Although the Court does not rest its analysis on an issue that went unasserted in the administrative process, see Collier, 53 F.4h at 1182, the Court comments that evidence in the record showing Plaintiff was able to perform activities of daily living that require functional capacity greater than what was necessary to complete the light or sedentary demands of her job, (e.g., AR 1071-73), and evidence of the conservative and infrequent treatment her physicians provided her, (e.g., id. at 1096-1107), tend to undermine her subjective complaints.
Plaintiff suggests the Court should reverse the denial because Defendant did not reference the award of state disability benefits in its communications denying her claims. (Pl.'s Opening Br. 15.) Again, the argument is misplaced because the standard of review here is de novo, not arbitrary and capricious, as was the standard in the sole, nonbinding, out-of-circuit case Plaintiff cites. McKnight-Cameron v. Bos. Mut. Life Ins. Co., No. 1:13-cv-01774-RLY-DKL, 2015 U.S. Dist. LEXIS 132681, at *21 (S.D. Ind. Sept. 30, 2015). See supra ¶36.

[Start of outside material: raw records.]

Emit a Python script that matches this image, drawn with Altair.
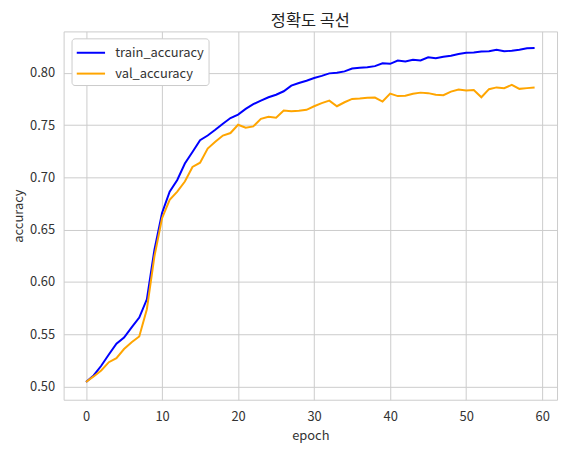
import altair as alt
import pandas as pd

epochs = list(range(60))
train_accuracy = [
    0.5045, 0.5107, 0.5200, 0.5307, 0.5410, 0.5470, 0.5567, 0.5660, 0.5835, 0.6310,
    0.6660, 0.6864, 0.6975, 0.7133, 0.7243, 0.7355, 0.7400, 0.7455, 0.7513, 0.7567,
    0.7600, 0.7655, 0.7700, 0.7734, 0.7766, 0.7790, 0.7823, 0.7877, 0.7902, 0.7924,
    0.7950, 0.7970, 0.7994, 0.8000, 0.8013, 0.8040, 0.8047, 0.8053, 0.8063, 0.8090,
    0.8085, 0.8117, 0.8107, 0.8123, 0.8117, 0.8148, 0.8138, 0.8153, 0.8163, 0.8180,
    0.8190, 0.8193, 0.8202, 0.8206, 0.8220, 0.8206, 0.8210, 0.8220, 0.8233, 0.8236,
]
val_accuracy = [
    0.5045, 0.5098, 0.5155, 0.5234, 0.5272, 0.5360, 0.5424, 0.5480, 0.5740, 0.6247,
    0.6610, 0.6785, 0.6864, 0.6960, 0.7100, 0.7140, 0.7276, 0.7340, 0.7400, 0.7424,
    0.7503, 0.7475, 0.7487, 0.7560, 0.7580, 0.7570, 0.7640, 0.7633, 0.7636, 0.7646,
    0.7680, 0.7710, 0.7734, 0.7680, 0.7718, 0.7750, 0.7753, 0.7760, 0.7763, 0.7725,
    0.7800, 0.7777, 0.7780, 0.7800, 0.7810, 0.7805, 0.7790, 0.7786, 0.7820, 0.7840,
    0.7830, 0.7835, 0.7766, 0.7843, 0.7860, 0.7853, 0.7884, 0.7846, 0.7853, 0.7860,
]
series_names = ["train_accuracy", "val_accuracy"]
series_colors = ["blue", "orange"]
x_ticks = [0, 10, 20, 30, 40, 50, 60]
y_ticks = [0.50, 0.55, 0.60, 0.65, 0.70, 0.75, 0.80]

rows = []
for name, vals in zip(series_names, [train_accuracy, val_accuracy]):
    for e, v in zip(epochs, vals):
        rows.append({"epoch": e, "accuracy": v, "series": name})
df = pd.DataFrame(rows)

FONT = "Noto Sans CJK KR"

chart = (
    alt.Chart(df)
    .mark_line(strokeWidth=2)
    .encode(
        x=alt.X(
            "epoch:Q",
            scale=alt.Scale(domain=[-2.95, 61.95], nice=False, zero=False),
            axis=alt.Axis(values=x_ticks, title="epoch", format="d"),
        ),
        y=alt.Y(
            "accuracy:Q",
            scale=alt.Scale(domain=[0.4875, 0.8395], nice=False, zero=False),
            axis=alt.Axis(values=y_ticks, title="accuracy", format=".2f"),
        ),
        color=alt.Color(
            "series:N",
            scale=alt.Scale(domain=series_names, range=series_colors),
            legend=alt.Legend(
                title=None,
                orient="none",
                legendX=8,
                legendY=7,
                symbolType="M-1.5,0H1.5",
                symbolSize=361,
                symbolStrokeWidth=2,
                symbolOffset=5,
                labelFontSize=13,
                labelFont=FONT,
                labelColor="#333333",
                fillColor="white",
                strokeColor="#cccccc",
                cornerRadius=3,
                padding=4,
                rowPadding=3,
                labelOffset=14,
            ),
        ),
        order="epoch:Q",
    )
    .properties(
        width=497,
        height=371,
        title=alt.TitleParams(
            "정확도 곡선", font=FONT, fontSize=16.5, fontWeight="normal",
            color="#222222", offset=2,
        ),
        autosize=alt.AutoSizeParams(type="none"),
        padding={"left": 56, "top": 22, "right": 5, "bottom": 45},
    )
    .configure_view(stroke="#cccccc", strokeWidth=1)
    .configure_axis(
        grid=True,
        gridColor="#cccccc",
        gridWidth=1,
        domain=False,
        ticks=False,
        labelFont=FONT,
        labelFontSize=13,
        labelColor="#333333",
        titleFont=FONT,
        titleFontSize=13,
        titleFontWeight="normal",
        titleColor="#333333",
    )
    .configure_axisX(labelPadding=11, titlePadding=6)
    .configure_axisY(labelPadding=9, titlePadding=4)
)

chart.save("out.html", embed_options={"renderer": "svg", "actions": False})
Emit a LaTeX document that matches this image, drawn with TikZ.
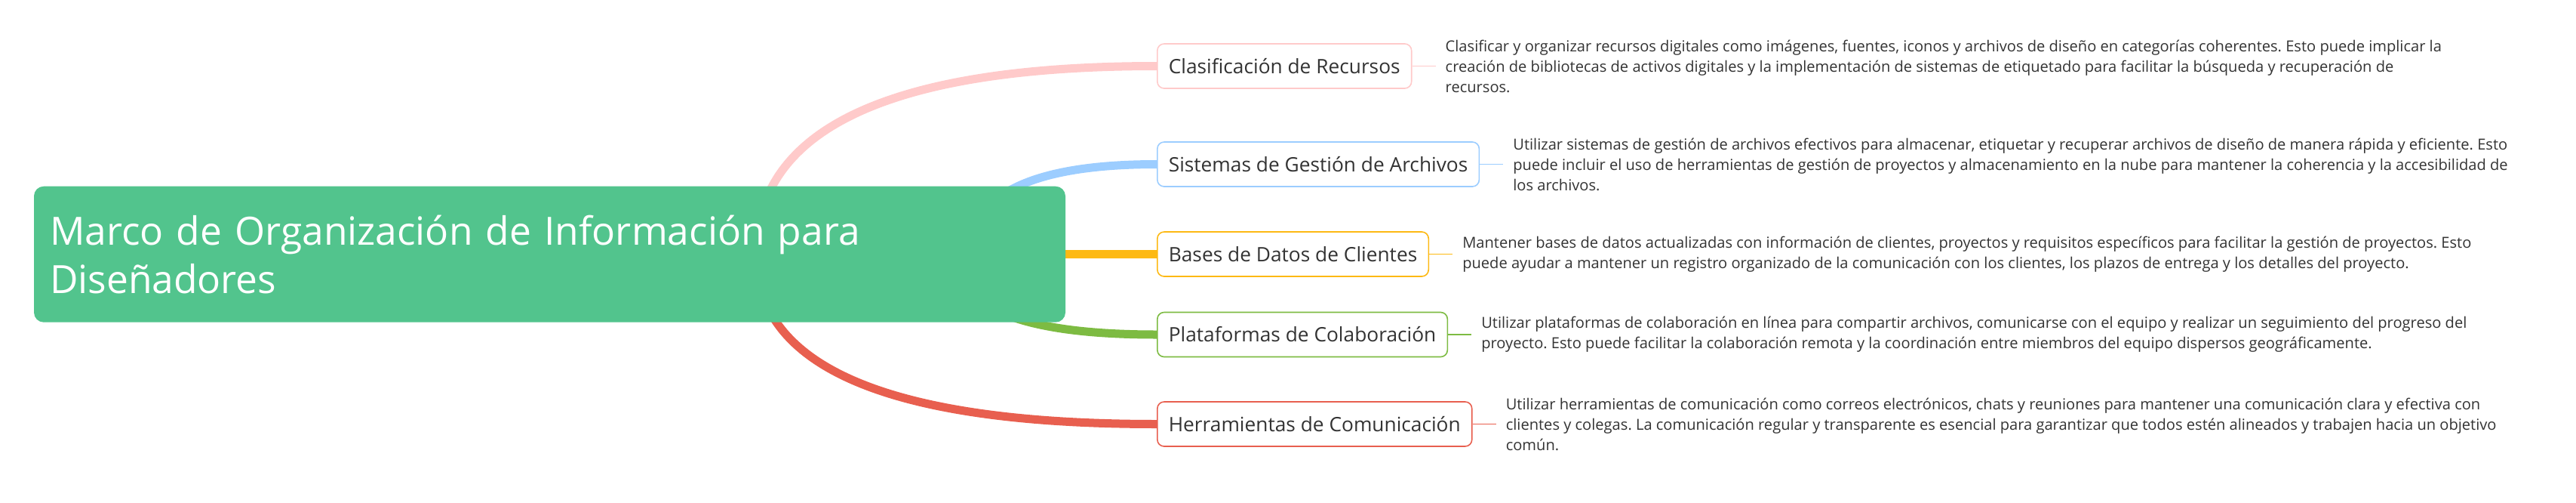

45. Based on this review of the administrative record, the Court finds that Plaintiff has not proven by a preponderance of the evidence that she was disabled within the meaning of the Plans after September 12, 2021.
IV. CONCLUSION
Plaintiff has not proven she is entitled to further benefits under the Plans. The Court directs the Clerk to enter judgment consistent with these findings of fact and conclusions of law and close the case.